Will small, powerful, connected-to-everything devices running on non-Intel silicon become the personal computer? The CEO of graphics-chip supplier Nvidia thinks so.
The sentiment, voiced at the company's annual conference this week by chief executive Jen-Hsun Huang, has been expressed before. And like any strong strategy statement from a Silicon Valley CEO, it's self-serving. Nvidia is staking a good chunk of its future--as much as half of its business--on chips based on the ARM design.

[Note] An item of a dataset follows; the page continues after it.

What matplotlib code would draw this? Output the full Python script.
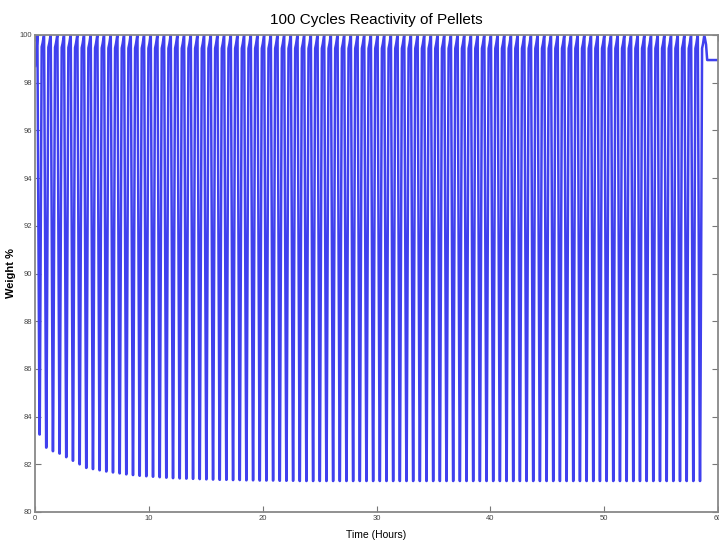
import matplotlib
matplotlib.use('Agg')
import matplotlib.pyplot as plt
import numpy as np

plt.rcParams['font.family'] = ['Liberation Sans', 'DejaVu Sans']

title = '100 Cycles Reactivity of Pellets'
xlabel = 'Time (Hours)'
ylabel = 'Weight %'

# start of run (before first cycle)
start_t = [0.0, 0.08, 0.16]
start_w = [98.7, 99.3, 99.6]

first_cycle_t = 0.2     # hours
cycle_period = 0.586    # hours

# one cycle, as fraction of period / fraction of the drop (100 -> minimum)
shape_t = [0.0, 0.02, 0.33, 0.37, 0.66, 0.80, 1.0]
shape_drop = [0.0, 0.0, 1.0, 1.0, 0.03, 0.02, 0.0]

# minimum weight of each of the 100 cycles
cycle_min = [83.25, 82.7, 82.55, 82.45, 82.3, 82.15, 82.0, 81.85, 81.8, 81.75,
             81.7, 81.66, 81.62, 81.58, 81.55, 81.52, 81.5, 81.48, 81.46, 81.44,
             81.42, 81.41, 81.4, 81.39, 81.38, 81.37, 81.36, 81.35, 81.35, 81.34,
             81.34, 81.33, 81.33, 81.32, 81.32, 81.32, 81.31, 81.31, 81.31, 81.3,
             81.3, 81.3, 81.3, 81.3, 81.3, 81.3, 81.3, 81.3, 81.3, 81.3,
             81.3, 81.3, 81.3, 81.3, 81.3, 81.3, 81.3, 81.3, 81.3, 81.3,
             81.3, 81.3, 81.3, 81.3, 81.3, 81.3, 81.3, 81.3, 81.3, 81.3,
             81.3, 81.3, 81.3, 81.3, 81.3, 81.3, 81.3, 81.3, 81.3, 81.3,
             81.3, 81.3, 81.3, 81.3, 81.3, 81.3, 81.3, 81.3, 81.3, 81.3,
             81.3, 81.3, 81.3, 81.3, 81.3, 81.3, 81.3, 81.3, 81.3, 81.3]

# tail after the last cycle
end_t = [58.95, 59.05, 60.0]
end_w = [99.6, 98.95, 98.95]

t = list(start_t)
w = list(start_w)
for k, m in enumerate(cycle_min):
    t0 = first_cycle_t + k * cycle_period
    for st, sd in zip(shape_t, shape_drop):
        t.append(t0 + st * cycle_period)
        w.append(100 - sd * (100 - m))
t += end_t
w += end_w

fig = plt.figure(figsize=(7.19, 5.45), dpi=100)
ax = fig.add_axes([35/719, 33/545, 683/719, 477/545])

ax.plot(t, w, color='#4040ee', lw=1.8)

ax.set_xlim(0, 60)
ax.set_ylim(80, 100)
ax.set_xticks(np.arange(0, 61, 10))
ax.set_yticks(np.arange(80, 101, 2))
ax.tick_params(direction='in', length=4, width=0.8, color='#777777',
               labelsize=5.5, labelcolor='#444444', right=True, top=True, pad=2)
for s in ax.spines.values():
    s.set_color('#888888')
    s.set_linewidth(1.3)

ax.set_title(title, fontsize=11, pad=8)
ax.set_xlabel(xlabel, fontsize=7.5, labelpad=6)
ax.set_ylabel(ylabel, fontsize=8, fontweight='bold', labelpad=3)

plt.savefig('out.png', dpi=100)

But that doesn't mean Huang has got it all wrong, either. Indeed, ARM-based devices such as Apple's iPhone and iPad, Motorola's Droid, Research In Motion's BlackBerry, and countless future smartphones and tablets from Motorola, RIM, Apple, and others will use the ARM chip design. "ARM is the fastest-growing CPU (processor) in the world today. It's the instruction set architecture of choice of mobile computing," Huang said. "It is very clear now that mobile computing will be a completely disruptive force to all of computing."
Huang continued. "This (smartphone) is the first computer that is equipped with all kinds of sensors, cameras, microphones, GPSs, and accelerometers. This is the first computer that's context aware. Situation aware. Who knows, someday it may be self-aware," he said.
Huang raises interesting questions about the future. Will a future PC be a powerful, multi-core-CPU handheld device that wirelessly connects to large displays and a host of other devices--so the PC is carried around in your pocket or small satchel and then connects on the fly to larger devices and/or peripherals?